I understand the roots of these feelings are deep. But it has begun to feel oppressive to be around her. When I try to point out one of her wonderful qualities, she snaps at me, like how dare I contradict her. That's the point where I tune out completely and just try to get through dinner.
This has become unbearable. Do you think there's any way to have a conversation with someone like this? How do I start? She'll accuse me of trying to change her, and I'm not. I just don't want to sit through a dinner with her bad-mouthing herself, my friend. She's an incredibly caring person (just not to herself), and I'd like to have her in my life.
Dealing With Debbie Downer
A: "You're an incredibly caring person, and I'd like to have you in my life. But other than sitting here and listening to you say awful things about yourself — about my friend — how can I help? What would you like me to do?"
I wouldn't blame you if you had to withdraw, but I do think this is a question worth asking first. You've been responding to her self-loathing jags with declarations. She doesn't want that, so it makes sense to try asking questions instead.

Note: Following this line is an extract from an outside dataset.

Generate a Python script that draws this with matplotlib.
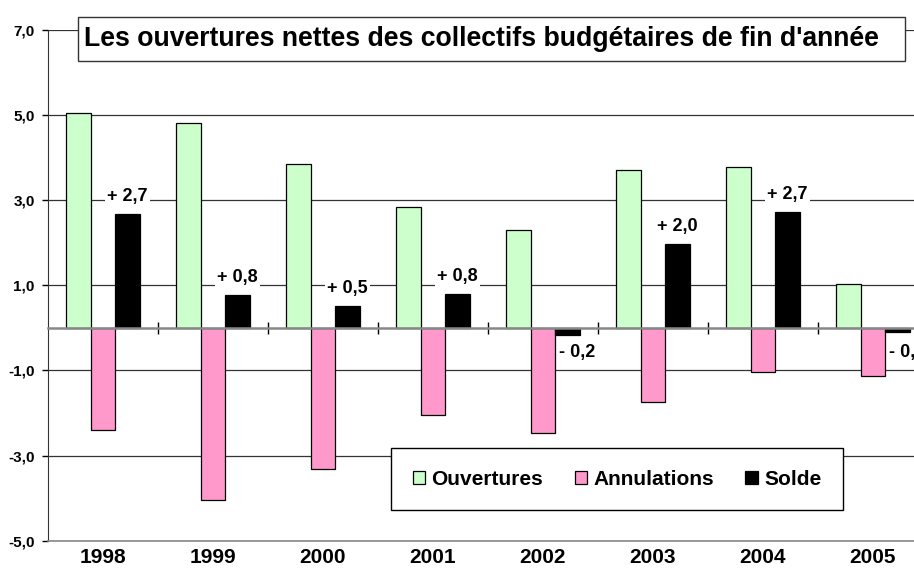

Weight complaints are wearing thin
Q: One of my girlfriends is fixated on weight. She eats fine, works out and has a nice figure. She has a boyfriend who comments on how much he hates women who focus on their weight, so she doesn't complain to him. But she often makes comments to me.
As I have finally overcome my own fixation on weight (including an eating disorder that I worked through myself) and because I am also super-pregnant and feeling a little on the poofy side, how do I tactfully tell her to stop? I am just tired of hearing about it. I tell her that as long as she is healthy about her eating and working out, she should be fine, etc. But she WON'T stop.
A: You said it yourself: Give your "As I have finally overcome . . . poofy side" speech, verbatim, followed by "I need to beg that we talk about something other than appearance."
Yes, it would be nice if you could help her deal with her problem, but it sounds as if you've tried. Sometimes you just have to save the one you can, and in this case that happens to be you.
By the way, her issue isn't just weight, it's the whole emotional Blue Plate Special. She's pretending not to be the kind of woman her boyfriend hates, even though she is, and she's obsessing about body image? She doesn't like herself a whole lot and so a good deal of her energy goes into trying to become someone she does like.
As long as her efforts take place on the surface — acting like the good girlfriend, having the right body, etc. — she'll never find peace. The will to look deeper is something people have to find on their own.